[Start of Data]
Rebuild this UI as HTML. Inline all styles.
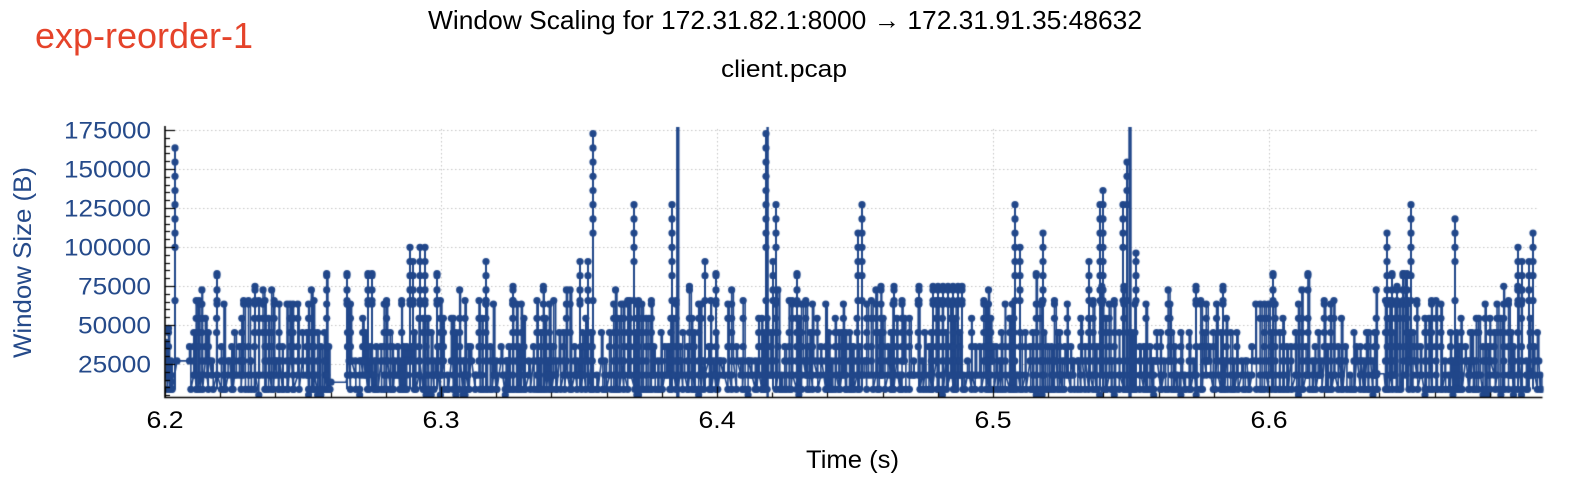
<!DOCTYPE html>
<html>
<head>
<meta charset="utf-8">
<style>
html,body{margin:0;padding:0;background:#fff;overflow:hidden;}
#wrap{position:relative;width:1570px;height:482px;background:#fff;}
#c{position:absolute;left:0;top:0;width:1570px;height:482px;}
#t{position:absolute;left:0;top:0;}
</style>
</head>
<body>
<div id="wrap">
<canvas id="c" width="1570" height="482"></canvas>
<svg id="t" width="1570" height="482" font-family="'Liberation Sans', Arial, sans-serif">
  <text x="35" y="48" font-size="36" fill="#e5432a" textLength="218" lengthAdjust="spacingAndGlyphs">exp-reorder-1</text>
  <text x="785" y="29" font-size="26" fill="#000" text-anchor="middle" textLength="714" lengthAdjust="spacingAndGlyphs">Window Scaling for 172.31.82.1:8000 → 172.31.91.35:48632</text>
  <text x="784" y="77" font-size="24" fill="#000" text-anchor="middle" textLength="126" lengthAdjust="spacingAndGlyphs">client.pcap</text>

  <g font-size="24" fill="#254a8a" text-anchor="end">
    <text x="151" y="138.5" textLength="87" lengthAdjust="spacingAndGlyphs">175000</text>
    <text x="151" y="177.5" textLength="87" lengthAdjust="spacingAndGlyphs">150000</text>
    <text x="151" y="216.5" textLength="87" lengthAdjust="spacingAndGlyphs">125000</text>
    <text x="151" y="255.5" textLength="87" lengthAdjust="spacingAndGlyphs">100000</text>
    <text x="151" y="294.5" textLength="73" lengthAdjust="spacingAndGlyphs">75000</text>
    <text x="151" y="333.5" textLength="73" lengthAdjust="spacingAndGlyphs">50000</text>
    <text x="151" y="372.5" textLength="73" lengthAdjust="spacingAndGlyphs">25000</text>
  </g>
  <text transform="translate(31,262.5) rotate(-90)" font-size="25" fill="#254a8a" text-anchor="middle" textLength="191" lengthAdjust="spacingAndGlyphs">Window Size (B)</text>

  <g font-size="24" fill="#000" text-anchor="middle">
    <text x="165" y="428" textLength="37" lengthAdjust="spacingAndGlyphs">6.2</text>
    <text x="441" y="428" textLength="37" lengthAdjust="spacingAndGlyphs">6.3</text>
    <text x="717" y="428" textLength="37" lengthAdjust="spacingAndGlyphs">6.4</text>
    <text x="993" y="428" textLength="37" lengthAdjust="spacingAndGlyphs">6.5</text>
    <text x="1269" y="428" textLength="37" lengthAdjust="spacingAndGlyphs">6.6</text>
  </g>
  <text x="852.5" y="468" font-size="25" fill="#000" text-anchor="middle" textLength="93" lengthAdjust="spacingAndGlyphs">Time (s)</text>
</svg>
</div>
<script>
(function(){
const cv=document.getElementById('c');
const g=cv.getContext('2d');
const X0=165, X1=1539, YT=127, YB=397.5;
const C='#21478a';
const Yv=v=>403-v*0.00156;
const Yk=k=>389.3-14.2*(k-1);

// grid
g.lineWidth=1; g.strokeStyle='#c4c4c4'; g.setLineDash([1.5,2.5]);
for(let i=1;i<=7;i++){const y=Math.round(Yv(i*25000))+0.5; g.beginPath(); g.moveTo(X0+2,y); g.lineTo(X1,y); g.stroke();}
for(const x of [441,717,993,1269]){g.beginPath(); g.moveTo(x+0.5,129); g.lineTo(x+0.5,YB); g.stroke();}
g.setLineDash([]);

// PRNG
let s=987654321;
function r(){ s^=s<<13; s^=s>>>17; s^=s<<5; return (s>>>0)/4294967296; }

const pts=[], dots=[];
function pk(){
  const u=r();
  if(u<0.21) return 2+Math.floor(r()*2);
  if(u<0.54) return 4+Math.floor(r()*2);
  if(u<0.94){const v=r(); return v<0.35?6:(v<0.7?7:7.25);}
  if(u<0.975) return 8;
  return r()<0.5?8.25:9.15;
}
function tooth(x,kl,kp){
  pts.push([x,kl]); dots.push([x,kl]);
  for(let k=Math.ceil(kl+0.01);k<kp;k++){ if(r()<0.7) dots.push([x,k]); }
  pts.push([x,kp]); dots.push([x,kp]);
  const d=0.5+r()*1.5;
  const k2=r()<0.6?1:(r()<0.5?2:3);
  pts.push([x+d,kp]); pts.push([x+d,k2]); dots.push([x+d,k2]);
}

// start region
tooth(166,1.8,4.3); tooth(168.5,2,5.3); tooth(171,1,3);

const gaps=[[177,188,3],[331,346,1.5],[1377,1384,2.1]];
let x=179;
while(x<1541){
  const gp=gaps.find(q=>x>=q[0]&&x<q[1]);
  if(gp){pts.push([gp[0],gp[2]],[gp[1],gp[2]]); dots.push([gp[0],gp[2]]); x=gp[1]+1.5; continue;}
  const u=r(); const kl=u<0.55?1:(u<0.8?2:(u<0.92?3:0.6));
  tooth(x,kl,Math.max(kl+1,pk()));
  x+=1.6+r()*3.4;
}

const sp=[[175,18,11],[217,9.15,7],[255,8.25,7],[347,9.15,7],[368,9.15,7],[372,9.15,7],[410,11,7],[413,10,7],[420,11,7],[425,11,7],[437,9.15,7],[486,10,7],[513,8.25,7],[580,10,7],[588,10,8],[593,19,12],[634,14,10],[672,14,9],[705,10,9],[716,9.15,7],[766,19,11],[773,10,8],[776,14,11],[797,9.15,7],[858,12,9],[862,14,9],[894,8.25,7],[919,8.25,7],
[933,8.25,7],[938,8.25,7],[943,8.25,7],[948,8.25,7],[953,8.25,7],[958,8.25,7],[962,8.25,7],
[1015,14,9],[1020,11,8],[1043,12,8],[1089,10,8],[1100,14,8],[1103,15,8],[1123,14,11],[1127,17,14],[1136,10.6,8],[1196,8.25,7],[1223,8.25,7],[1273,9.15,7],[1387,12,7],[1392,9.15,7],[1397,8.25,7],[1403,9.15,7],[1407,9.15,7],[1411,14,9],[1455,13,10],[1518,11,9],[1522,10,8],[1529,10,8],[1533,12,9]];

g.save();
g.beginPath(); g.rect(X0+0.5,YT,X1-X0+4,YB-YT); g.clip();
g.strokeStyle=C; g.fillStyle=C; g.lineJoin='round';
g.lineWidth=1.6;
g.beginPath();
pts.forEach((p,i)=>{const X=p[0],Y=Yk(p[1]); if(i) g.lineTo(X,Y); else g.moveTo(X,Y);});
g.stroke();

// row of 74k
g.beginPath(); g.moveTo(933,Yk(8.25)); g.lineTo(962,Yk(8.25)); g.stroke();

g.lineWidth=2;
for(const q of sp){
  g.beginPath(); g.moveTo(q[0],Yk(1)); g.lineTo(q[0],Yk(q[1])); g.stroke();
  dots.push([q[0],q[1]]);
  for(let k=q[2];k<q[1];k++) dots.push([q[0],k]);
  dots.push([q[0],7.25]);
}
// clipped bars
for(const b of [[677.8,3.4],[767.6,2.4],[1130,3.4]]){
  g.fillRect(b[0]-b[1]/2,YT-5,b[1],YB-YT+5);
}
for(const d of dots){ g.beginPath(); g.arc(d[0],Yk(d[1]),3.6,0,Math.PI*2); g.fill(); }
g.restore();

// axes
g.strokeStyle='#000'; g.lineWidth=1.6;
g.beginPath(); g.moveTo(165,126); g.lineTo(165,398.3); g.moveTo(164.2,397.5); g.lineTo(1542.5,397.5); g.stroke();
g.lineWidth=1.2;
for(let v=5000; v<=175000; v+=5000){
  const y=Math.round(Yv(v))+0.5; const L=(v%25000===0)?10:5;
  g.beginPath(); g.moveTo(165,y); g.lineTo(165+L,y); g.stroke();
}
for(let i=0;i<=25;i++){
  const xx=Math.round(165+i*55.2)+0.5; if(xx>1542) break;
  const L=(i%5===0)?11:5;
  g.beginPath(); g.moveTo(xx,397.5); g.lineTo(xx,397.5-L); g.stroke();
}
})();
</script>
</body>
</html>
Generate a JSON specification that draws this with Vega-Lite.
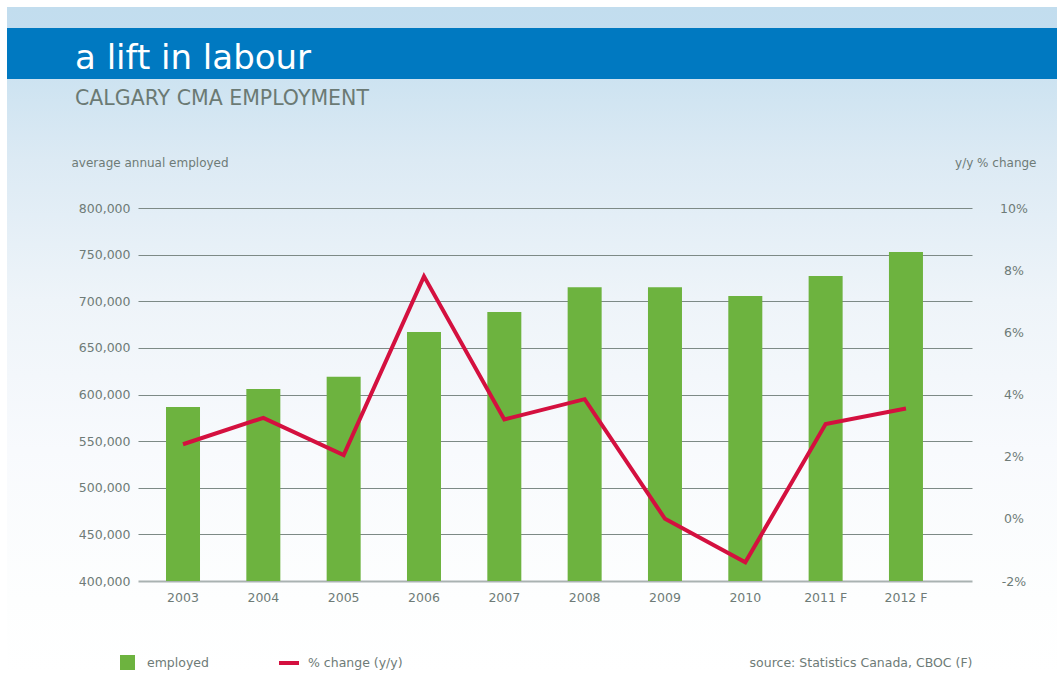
[End of Data]
*Written instruction*: Above are the records. Copy every line in them holding "this".

*Task result*:
Rebuild this UI as HTML. Inline all styles.
Generate a JSON specification that draws this with Vega-Lite.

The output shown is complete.